**EXERCISE AIM:** Lines containing the word "chart" need to be counted. Please reply with how many there are, and nothing else.
━━━━━━━━━━━━━━━━
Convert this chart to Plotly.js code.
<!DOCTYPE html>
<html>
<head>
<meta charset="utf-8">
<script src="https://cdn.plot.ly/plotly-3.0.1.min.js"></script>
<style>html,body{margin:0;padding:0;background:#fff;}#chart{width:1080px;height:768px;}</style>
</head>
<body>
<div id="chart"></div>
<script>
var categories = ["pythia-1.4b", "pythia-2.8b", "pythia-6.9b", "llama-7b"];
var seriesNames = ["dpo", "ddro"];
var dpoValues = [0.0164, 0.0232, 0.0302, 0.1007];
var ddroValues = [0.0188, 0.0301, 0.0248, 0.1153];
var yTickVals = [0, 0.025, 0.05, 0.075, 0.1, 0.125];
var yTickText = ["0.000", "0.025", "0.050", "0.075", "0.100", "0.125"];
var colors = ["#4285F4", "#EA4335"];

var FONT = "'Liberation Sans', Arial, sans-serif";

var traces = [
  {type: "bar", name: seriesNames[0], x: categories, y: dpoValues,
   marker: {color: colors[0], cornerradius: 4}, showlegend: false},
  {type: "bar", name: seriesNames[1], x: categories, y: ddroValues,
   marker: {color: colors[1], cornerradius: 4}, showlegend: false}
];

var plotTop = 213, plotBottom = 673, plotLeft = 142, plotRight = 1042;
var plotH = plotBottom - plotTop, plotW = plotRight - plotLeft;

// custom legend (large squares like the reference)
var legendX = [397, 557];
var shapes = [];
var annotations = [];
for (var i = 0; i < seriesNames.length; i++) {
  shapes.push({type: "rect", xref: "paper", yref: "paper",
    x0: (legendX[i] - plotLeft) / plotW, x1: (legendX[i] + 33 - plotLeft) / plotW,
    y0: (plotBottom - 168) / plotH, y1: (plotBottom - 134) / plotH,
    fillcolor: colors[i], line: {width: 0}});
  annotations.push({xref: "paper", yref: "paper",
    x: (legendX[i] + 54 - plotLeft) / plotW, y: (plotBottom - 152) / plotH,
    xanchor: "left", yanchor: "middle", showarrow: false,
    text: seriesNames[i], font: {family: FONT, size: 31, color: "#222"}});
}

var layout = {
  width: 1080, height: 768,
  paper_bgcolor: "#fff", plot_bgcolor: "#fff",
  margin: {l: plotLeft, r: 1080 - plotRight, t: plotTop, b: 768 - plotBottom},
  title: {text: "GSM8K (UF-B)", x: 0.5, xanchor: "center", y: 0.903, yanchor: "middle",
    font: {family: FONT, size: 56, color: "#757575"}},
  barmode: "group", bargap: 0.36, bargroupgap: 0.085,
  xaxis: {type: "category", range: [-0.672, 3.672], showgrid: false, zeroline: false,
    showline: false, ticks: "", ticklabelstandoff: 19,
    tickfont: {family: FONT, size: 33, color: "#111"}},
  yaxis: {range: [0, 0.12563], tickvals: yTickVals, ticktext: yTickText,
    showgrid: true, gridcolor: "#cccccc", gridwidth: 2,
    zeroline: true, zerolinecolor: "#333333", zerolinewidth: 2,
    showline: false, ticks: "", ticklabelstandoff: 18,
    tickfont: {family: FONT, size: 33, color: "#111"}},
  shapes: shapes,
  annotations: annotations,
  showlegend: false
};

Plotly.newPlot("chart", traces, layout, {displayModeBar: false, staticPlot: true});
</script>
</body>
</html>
━━━━━━━━━━━━━━━━
**SOLUTION FOR THIS PROBLEM:** 4